**DATASET CONTENT**
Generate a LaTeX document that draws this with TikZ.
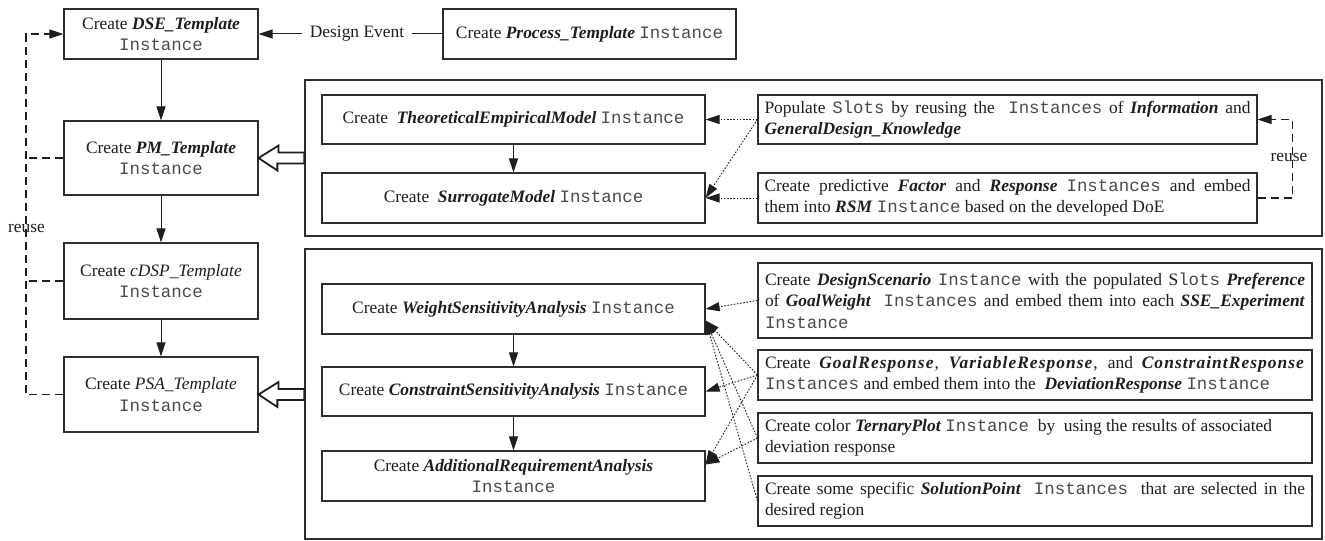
\documentclass[tikz,border=0pt]{standalone}
\usepackage{fontspec}
\setmainfont{Liberation Serif}
\setmonofont{Liberation Mono}
\usetikzlibrary{arrows.meta,calc}

\definecolor{ink}{HTML}{1E1E1E}
\definecolor{edge}{HTML}{2E2E2E}
\definecolor{monoink}{HTML}{4A4A4A}

% bold italic class names, a letter-spaced variant, and monospaced ontology terms
\newcommand{\bi}[1]{\textbf{\textit{#1}}}
\newcommand{\bis}[1]{\textbf{\textit{\addfontfeature{LetterSpace=6}#1}}}
\newcommand{\inst}[1]{{\color{monoink}\texttt{#1}}}

\tikzset{
  txt/.style={text=ink, font=\fontsize{17.5}{21.5}\selectfont},
  tbox/.style={txt, draw=edge, line width=1.1bp, inner sep=0pt, align=center},
  jbox/.style={txt, draw=edge, line width=1.1bp, inner ysep=0pt, align=justify},
  group/.style={draw=edge, line width=1.2bp, inner sep=0pt},
  tip/.style={-{Triangle[length=14bp,width=9bp]}},
  flow/.style={ink, line width=1bp, tip},
  dots/.style={ink, line width=0.9bp, dash pattern=on 1.6bp off 1.6bp, tip},
  reuseline/.style={ink, line width=1.1bp, dash pattern=on 8bp off 5bp},
  hollow/.style={draw=ink, line width=1.8bp, line join=miter, fill=white},
  lbl/.style={txt, inner sep=0pt},
}

\begin{document}
\begin{tikzpicture}[x=1bp, y=-1bp]
\useasboundingbox (0,0) rectangle (1325,541);

% ---- template chain ----
\node[tbox, minimum width=194bp, minimum height=50bp] (dse) at (161,34)
  {Create \bi{DSE\_Template}\\\inst{Instance}};
\node[tbox, minimum width=194bp, minimum height=74bp] (pm) at (161,158)
  {Create \bi{PM\_Template}\\\inst{Instance}};
\node[tbox, minimum width=194bp, minimum height=76bp] (cdsp) at (161,281)
  {Create \textit{cDSP\_Template}\\\inst{Instance}};
\node[tbox, minimum width=194bp, minimum height=75bp] (psa) at (161,394.5)
  {Create \textit{PSA\_Template}\\\inst{Instance}};

\node[tbox, minimum width=293bp, minimum height=50bp] (proc) at (589.5,34)
  {Create \bi{Process\_Template} \inst{Instance}};
\node[lbl, inner xsep=8bp] (event) at (357,34) {Design Event};

\draw[ink, line width=1bp] (proc.west) -- (event.east);
\draw[flow] (event.west) -- (dse.east);
\draw[flow] (dse) -- (pm);
\draw[flow] (pm) -- (cdsp);
\draw[flow] (cdsp) -- (psa);

% ---- reuse loop on the left ----
\coordinate (rail) at (26,0);
\draw[reuseline, tip] (psa.west) -- (psa.west -| rail) |- (dse.west);
\draw[reuseline] (pm.west) -- (pm.west -| rail);
\draw[reuseline] (cdsp.west) -- (cdsp.west -| rail);
\node[lbl] (reuseL) at (26.5,228) {reuse};

% ---- group frames ----
\node[group, minimum width=1017bp, minimum height=156bp] (upper) at (813.5,158) {};
\node[group, minimum width=1017bp, minimum height=290bp] (lower) at (813.5,394) {};

% ---- model group ----
\node[tbox, minimum width=383bp, minimum height=49bp] (tem) at (513.5,119.5)
  {Create\ \ \bi{TheoreticalEmpiricalModel} \inst{Instance}};
\node[tbox, minimum width=383bp, minimum height=50bp] (sm) at (513.5,198)
  {Create\ \ \bi{SurrogateModel} \inst{Instance}};
\draw[flow] (tem) -- (sm);

\node[jbox, text width=486bp, inner xsep=6.5bp, minimum height=49bp] (p1) at (1007.5,119.5)
  {Populate \inst{Slots} by reusing the\ \ \inst{Instances} of \bi{Information} and\linebreak
   \bi{GeneralDesign\_Knowledge}};
\node[jbox, text width=486bp, inner xsep=6.5bp, minimum height=50bp] (p2) at (1007.5,198)
  {Create predictive \bi{Factor} and \bi{Response} \inst{Instances} and embed\linebreak
   them into \bi{RSM} \inst{Instance} based on the developed DoE};

\draw[dots] (p1.west) -- (tem.east);
\draw[dots] (p1.west) -- (sm.east);
\draw[dots] (p2.west) -- (sm.east);

\draw[reuseline, tip] (p2.east) -- ++(35,0) |- (p1.east);
\node[lbl] (reuseR) at (1289,157) {reuse};

% ---- analysis group ----
\node[tbox, minimum width=383bp, minimum height=50bp] (wsa) at (513.5,309)
  {Create \bi{WeightSensitivityAnalysis} \inst{Instance}};
\node[tbox, minimum width=383bp, minimum height=49bp] (csa) at (513.5,391.5)
  {Create \bi{ConstraintSensitivityAnalysis} \inst{Instance}};
\node[tbox, minimum width=383bp, minimum height=50bp] (ara) at (513.5,476)
  {Create \bi{AdditionalRequirementAnalysis}\\\inst{Instance}};
\draw[flow] (wsa) -- (csa);
\draw[flow] (csa) -- (ara);

\node[jbox, text width=540bp, inner xsep=7bp, minimum height=75bp] (d1) at (1035,300.5)
  {Create \bi{DesignScenario} \inst{Instance} with the populated S\inst{lots} \bi{Preference}\linebreak
   of \bi{GoalWeight}\ \ \inst{Instances} and embed them into each \bi{SSE\_Experiment}\linebreak
   \inst{Instance}};
\node[jbox, text width=540bp, inner xsep=7bp, minimum height=50bp] (d2) at (1035,375)
  {Create \bis{GoalResponse}, \bis{VariableResponse}, and \bis{ConstraintResponse}\linebreak
   \inst{Instances} and embed them into the\ \ \bi{DeviationResponse} \inst{Instance}};
\node[jbox, text width=540bp, inner xsep=7bp, minimum height=50bp] (d3) at (1035,438)
  {Create color \bi{TernaryPlot} \inst{Instance}\ \ by\ \ using the results of associated\\
   deviation response};
\node[jbox, text width=540bp, inner xsep=7bp, minimum height=50bp] (d4) at (1035,501)
  {Create some specific \bi{SolutionPoint}\ \ \inst{Instances}\ \ that are selected in the\linebreak
   desired region};

\coordinate (wsaIn) at ($(wsa.east)!0.45!(wsa.south east)$);
\coordinate (araIn) at ($(ara.east)!0.45!(ara.north east)$);
\draw[dots] (d1.west) -- (wsa.east);
\draw[dots] (d2.west) -- (wsaIn);
\draw[dots] (d3.west) -- (wsaIn);
\draw[dots] (d4.west) -- (wsaIn);
\draw[dots] (d2.west) -- (csa.east);
\draw[dots] (d2.west) -- (araIn);
\draw[dots] (d3.west) -- (araIn);

% ---- hollow arrows from the groups into the chain ----
\draw[hollow] (pm.east) -- ++(20,-12.5) -- ++(0,7) -- (upper.west |- 0,152.5)
  -- (upper.west |- 0,163.5) -- ++(-27,0) -- ++(0,7) -- cycle;
\draw[hollow] (psa.east) -- ++(20,-12.5) -- ++(0,7) -- (lower.west |- 0,389)
  -- (lower.west |- 0,400) -- ++(-27,0) -- ++(0,7) -- cycle;
\end{tikzpicture}
\end{document}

**YOUR INSTRUCTIONS**
Repeat the listing above exactly from its first line to the line containing "(0,0) rectangle (1325,541);", both included, and omit the pictures.

**OUTPUT**
Generate a LaTeX document that draws this with TikZ.
\documentclass[tikz,border=0pt]{standalone}
\usepackage{fontspec}
\setmainfont{Liberation Serif}
\setmonofont{Liberation Mono}
\usetikzlibrary{arrows.meta,calc}

\definecolor{ink}{HTML}{1E1E1E}
\definecolor{edge}{HTML}{2E2E2E}
\definecolor{monoink}{HTML}{4A4A4A}

% bold italic class names, a letter-spaced variant, and monospaced ontology terms
\newcommand{\bi}[1]{\textbf{\textit{#1}}}
\newcommand{\bis}[1]{\textbf{\textit{\addfontfeature{LetterSpace=6}#1}}}
\newcommand{\inst}[1]{{\color{monoink}\texttt{#1}}}

\tikzset{
  txt/.style={text=ink, font=\fontsize{17.5}{21.5}\selectfont},
  tbox/.style={txt, draw=edge, line width=1.1bp, inner sep=0pt, align=center},
  jbox/.style={txt, draw=edge, line width=1.1bp, inner ysep=0pt, align=justify},
  group/.style={draw=edge, line width=1.2bp, inner sep=0pt},
  tip/.style={-{Triangle[length=14bp,width=9bp]}},
  flow/.style={ink, line width=1bp, tip},
  dots/.style={ink, line width=0.9bp, dash pattern=on 1.6bp off 1.6bp, tip},
  reuseline/.style={ink, line width=1.1bp, dash pattern=on 8bp off 5bp},
  hollow/.style={draw=ink, line width=1.8bp, line join=miter, fill=white},
  lbl/.style={txt, inner sep=0pt},
}

\begin{document}
\begin{tikzpicture}[x=1bp, y=-1bp]
\useasboundingbox (0,0) rectangle (1325,541);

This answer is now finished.